__To be done__.
Lines from the one containing "Write a Python" to the one containing "right=0.931, top=0.9195, bottom=0.0805)", both lines included, are to be extracted exactly from the data below; pictures are excluded.

__Supplied records__.
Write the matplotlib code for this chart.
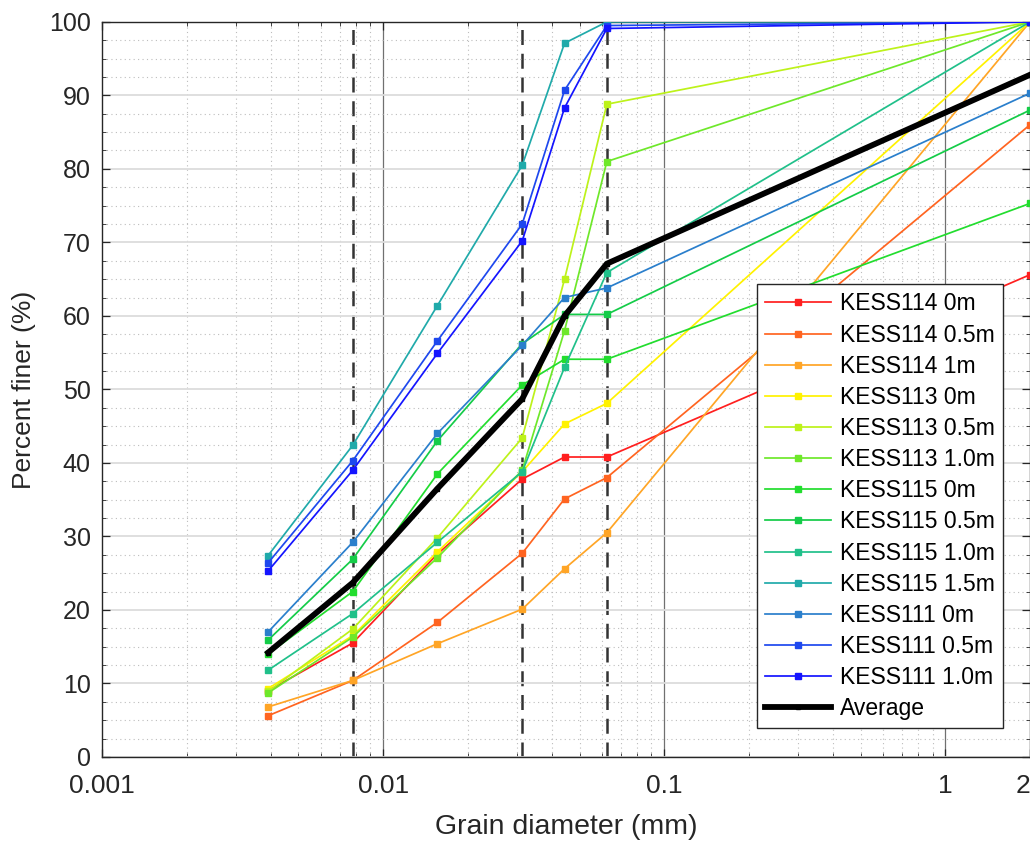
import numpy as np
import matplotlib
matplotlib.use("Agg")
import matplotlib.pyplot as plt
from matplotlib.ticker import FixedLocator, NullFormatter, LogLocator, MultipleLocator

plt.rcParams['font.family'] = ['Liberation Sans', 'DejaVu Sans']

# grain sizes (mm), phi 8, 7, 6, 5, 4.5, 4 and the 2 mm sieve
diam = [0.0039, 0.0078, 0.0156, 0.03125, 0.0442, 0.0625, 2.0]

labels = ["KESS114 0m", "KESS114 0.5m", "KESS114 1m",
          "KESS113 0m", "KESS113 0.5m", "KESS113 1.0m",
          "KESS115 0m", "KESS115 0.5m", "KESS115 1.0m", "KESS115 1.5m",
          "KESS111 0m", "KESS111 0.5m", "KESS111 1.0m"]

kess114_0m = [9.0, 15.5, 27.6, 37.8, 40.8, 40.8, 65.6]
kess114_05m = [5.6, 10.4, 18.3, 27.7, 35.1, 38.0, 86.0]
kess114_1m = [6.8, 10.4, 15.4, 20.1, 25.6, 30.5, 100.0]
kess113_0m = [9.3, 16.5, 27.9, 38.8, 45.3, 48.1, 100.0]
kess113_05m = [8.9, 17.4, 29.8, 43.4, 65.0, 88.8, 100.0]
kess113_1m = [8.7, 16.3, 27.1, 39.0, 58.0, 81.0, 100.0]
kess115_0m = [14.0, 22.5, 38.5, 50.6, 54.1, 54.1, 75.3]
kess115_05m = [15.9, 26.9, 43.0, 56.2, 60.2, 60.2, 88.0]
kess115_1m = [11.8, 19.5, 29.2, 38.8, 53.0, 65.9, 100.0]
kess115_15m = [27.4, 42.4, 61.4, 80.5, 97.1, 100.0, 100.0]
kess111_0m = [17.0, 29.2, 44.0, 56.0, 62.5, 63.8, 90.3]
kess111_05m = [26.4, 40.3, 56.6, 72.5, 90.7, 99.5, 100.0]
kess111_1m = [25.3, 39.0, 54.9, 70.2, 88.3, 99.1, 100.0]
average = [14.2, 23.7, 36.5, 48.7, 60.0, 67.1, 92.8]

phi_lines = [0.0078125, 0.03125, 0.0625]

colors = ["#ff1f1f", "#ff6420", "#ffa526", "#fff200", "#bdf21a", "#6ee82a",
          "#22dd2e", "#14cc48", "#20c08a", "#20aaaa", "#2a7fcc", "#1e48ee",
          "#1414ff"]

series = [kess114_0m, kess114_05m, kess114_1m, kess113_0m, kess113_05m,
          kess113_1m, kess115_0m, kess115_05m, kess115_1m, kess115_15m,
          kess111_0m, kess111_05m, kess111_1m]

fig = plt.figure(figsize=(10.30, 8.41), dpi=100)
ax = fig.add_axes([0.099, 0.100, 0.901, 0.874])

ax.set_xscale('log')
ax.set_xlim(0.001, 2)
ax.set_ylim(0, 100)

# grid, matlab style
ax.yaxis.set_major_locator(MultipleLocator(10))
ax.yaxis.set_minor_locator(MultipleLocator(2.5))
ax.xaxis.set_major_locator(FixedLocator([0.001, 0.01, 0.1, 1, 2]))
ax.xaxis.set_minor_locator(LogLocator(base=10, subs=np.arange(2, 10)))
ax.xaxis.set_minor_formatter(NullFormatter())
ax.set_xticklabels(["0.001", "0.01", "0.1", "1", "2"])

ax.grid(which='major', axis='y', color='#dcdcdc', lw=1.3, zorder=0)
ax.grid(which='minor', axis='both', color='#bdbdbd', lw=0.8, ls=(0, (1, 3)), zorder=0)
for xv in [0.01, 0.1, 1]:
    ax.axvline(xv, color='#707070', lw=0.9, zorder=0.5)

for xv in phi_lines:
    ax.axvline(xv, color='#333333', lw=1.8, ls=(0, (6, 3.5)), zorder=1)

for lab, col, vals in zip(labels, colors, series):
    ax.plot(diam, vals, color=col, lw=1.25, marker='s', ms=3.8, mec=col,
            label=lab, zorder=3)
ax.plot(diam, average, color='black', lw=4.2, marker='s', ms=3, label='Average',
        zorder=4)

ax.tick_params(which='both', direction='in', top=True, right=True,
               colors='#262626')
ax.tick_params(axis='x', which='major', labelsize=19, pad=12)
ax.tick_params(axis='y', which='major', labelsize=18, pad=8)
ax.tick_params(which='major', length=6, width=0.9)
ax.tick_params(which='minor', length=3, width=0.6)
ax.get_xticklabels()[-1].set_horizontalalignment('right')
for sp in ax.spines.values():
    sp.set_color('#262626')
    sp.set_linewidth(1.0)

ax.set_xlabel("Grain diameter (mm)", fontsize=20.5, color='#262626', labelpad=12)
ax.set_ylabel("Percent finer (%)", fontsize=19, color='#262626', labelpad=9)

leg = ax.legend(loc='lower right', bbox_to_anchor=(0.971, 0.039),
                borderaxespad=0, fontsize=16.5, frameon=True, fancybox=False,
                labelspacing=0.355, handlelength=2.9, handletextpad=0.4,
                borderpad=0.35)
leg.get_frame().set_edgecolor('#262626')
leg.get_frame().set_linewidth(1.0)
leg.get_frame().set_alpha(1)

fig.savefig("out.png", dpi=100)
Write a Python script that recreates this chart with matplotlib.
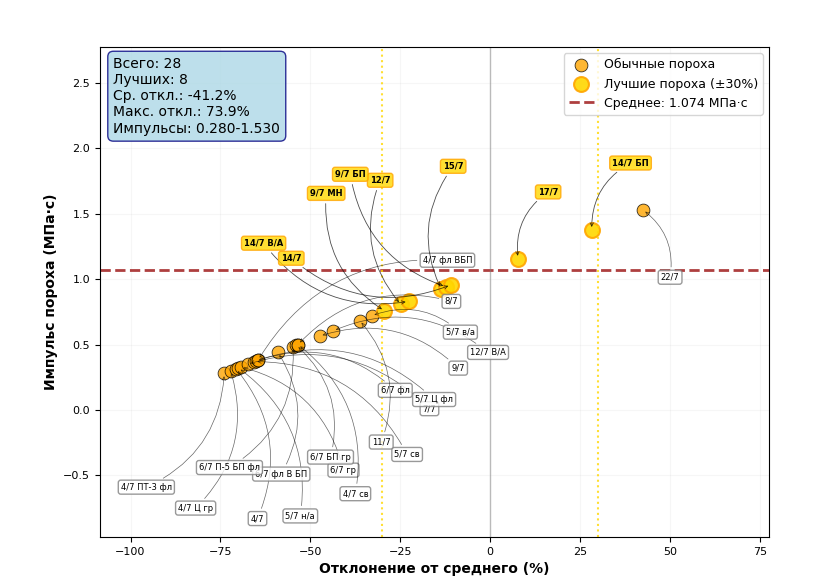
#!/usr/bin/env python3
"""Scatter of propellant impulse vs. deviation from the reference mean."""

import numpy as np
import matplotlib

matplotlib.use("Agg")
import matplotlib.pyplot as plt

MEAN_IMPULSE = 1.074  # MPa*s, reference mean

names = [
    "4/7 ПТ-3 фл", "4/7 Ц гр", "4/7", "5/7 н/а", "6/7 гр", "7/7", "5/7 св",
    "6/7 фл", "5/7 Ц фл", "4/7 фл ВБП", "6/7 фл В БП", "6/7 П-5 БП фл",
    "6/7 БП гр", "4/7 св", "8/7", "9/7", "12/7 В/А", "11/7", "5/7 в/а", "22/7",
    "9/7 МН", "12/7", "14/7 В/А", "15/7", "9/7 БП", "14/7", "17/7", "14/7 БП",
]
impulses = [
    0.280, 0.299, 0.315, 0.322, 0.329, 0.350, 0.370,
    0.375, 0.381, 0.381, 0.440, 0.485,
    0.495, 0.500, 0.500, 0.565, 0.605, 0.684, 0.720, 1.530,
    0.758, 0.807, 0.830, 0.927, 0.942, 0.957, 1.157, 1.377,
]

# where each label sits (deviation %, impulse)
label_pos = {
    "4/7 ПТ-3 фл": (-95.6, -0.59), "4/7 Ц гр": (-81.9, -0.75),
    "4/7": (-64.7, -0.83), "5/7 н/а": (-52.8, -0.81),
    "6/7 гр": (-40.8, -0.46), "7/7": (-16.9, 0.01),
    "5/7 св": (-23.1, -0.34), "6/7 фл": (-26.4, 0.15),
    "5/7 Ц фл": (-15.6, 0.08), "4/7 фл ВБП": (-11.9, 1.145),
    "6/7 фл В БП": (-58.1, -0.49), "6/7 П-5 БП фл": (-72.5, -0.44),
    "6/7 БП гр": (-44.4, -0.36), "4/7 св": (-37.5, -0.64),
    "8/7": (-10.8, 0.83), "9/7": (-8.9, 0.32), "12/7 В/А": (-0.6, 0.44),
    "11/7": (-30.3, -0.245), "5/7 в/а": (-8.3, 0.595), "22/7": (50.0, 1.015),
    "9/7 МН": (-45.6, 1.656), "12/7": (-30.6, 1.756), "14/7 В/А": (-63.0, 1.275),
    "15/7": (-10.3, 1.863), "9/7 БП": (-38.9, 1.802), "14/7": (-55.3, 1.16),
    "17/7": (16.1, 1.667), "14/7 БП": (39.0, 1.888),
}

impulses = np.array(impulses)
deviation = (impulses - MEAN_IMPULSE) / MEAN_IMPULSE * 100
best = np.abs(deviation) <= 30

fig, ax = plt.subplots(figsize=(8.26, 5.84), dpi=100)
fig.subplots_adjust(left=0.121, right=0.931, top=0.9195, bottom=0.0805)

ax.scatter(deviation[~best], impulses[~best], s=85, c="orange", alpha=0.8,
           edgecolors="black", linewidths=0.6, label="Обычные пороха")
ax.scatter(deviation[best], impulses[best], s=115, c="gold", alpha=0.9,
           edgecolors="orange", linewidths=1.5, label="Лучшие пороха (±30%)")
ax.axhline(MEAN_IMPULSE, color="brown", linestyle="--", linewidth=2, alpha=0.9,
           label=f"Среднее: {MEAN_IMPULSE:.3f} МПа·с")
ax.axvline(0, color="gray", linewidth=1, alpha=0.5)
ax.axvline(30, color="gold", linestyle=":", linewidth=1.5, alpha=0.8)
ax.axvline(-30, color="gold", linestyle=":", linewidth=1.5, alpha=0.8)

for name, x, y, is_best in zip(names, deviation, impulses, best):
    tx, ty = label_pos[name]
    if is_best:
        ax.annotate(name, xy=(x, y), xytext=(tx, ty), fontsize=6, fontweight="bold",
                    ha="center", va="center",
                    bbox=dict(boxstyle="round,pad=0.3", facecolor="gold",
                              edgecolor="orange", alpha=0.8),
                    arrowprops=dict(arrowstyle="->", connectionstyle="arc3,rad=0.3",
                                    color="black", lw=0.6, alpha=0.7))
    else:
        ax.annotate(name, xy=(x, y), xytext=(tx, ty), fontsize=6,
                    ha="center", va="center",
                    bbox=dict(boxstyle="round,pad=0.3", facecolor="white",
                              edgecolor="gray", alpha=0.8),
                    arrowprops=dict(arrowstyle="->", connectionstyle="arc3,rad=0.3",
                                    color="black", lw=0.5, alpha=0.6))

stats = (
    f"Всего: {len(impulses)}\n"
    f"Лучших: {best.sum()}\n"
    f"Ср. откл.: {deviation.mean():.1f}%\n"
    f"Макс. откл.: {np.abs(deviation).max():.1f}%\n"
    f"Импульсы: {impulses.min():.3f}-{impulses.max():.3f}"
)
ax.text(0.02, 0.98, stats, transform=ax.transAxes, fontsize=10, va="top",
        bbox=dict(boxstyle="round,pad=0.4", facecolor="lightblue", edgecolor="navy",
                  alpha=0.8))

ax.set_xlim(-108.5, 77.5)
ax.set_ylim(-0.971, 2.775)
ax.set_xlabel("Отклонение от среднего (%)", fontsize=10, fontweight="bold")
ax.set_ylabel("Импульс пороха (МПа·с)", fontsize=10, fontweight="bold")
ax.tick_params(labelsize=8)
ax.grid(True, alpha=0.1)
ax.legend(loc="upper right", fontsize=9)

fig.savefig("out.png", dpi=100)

__Written answer__.
Write a Python script that recreates this chart with matplotlib.
#!/usr/bin/env python3
"""Scatter of propellant impulse vs. deviation from the reference mean."""

import numpy as np
import matplotlib

matplotlib.use("Agg")
import matplotlib.pyplot as plt

MEAN_IMPULSE = 1.074  # MPa*s, reference mean

names = [
    "4/7 ПТ-3 фл", "4/7 Ц гр", "4/7", "5/7 н/а", "6/7 гр", "7/7", "5/7 св",
    "6/7 фл", "5/7 Ц фл", "4/7 фл ВБП", "6/7 фл В БП", "6/7 П-5 БП фл",
    "6/7 БП гр", "4/7 св", "8/7", "9/7", "12/7 В/А", "11/7", "5/7 в/а", "22/7",
    "9/7 МН", "12/7", "14/7 В/А", "15/7", "9/7 БП", "14/7", "17/7", "14/7 БП",
]
impulses = [
    0.280, 0.299, 0.315, 0.322, 0.329, 0.350, 0.370,
    0.375, 0.381, 0.381, 0.440, 0.485,
    0.495, 0.500, 0.500, 0.565, 0.605, 0.684, 0.720, 1.530,
    0.758, 0.807, 0.830, 0.927, 0.942, 0.957, 1.157, 1.377,
]

# where each label sits (deviation %, impulse)
label_pos = {
    "4/7 ПТ-3 фл": (-95.6, -0.59), "4/7 Ц гр": (-81.9, -0.75),
    "4/7": (-64.7, -0.83), "5/7 н/а": (-52.8, -0.81),
    "6/7 гр": (-40.8, -0.46), "7/7": (-16.9, 0.01),
    "5/7 св": (-23.1, -0.34), "6/7 фл": (-26.4, 0.15),
    "5/7 Ц фл": (-15.6, 0.08), "4/7 фл ВБП": (-11.9, 1.145),
    "6/7 фл В БП": (-58.1, -0.49), "6/7 П-5 БП фл": (-72.5, -0.44),
    "6/7 БП гр": (-44.4, -0.36), "4/7 св": (-37.5, -0.64),
    "8/7": (-10.8, 0.83), "9/7": (-8.9, 0.32), "12/7 В/А": (-0.6, 0.44),
    "11/7": (-30.3, -0.245), "5/7 в/а": (-8.3, 0.595), "22/7": (50.0, 1.015),
    "9/7 МН": (-45.6, 1.656), "12/7": (-30.6, 1.756), "14/7 В/А": (-63.0, 1.275),
    "15/7": (-10.3, 1.863), "9/7 БП": (-38.9, 1.802), "14/7": (-55.3, 1.16),
    "17/7": (16.1, 1.667), "14/7 БП": (39.0, 1.888),
}

impulses = np.array(impulses)
deviation = (impulses - MEAN_IMPULSE) / MEAN_IMPULSE * 100
best = np.abs(deviation) <= 30

fig, ax = plt.subplots(figsize=(8.26, 5.84), dpi=100)
fig.subplots_adjust(left=0.121, right=0.931, top=0.9195, bottom=0.0805)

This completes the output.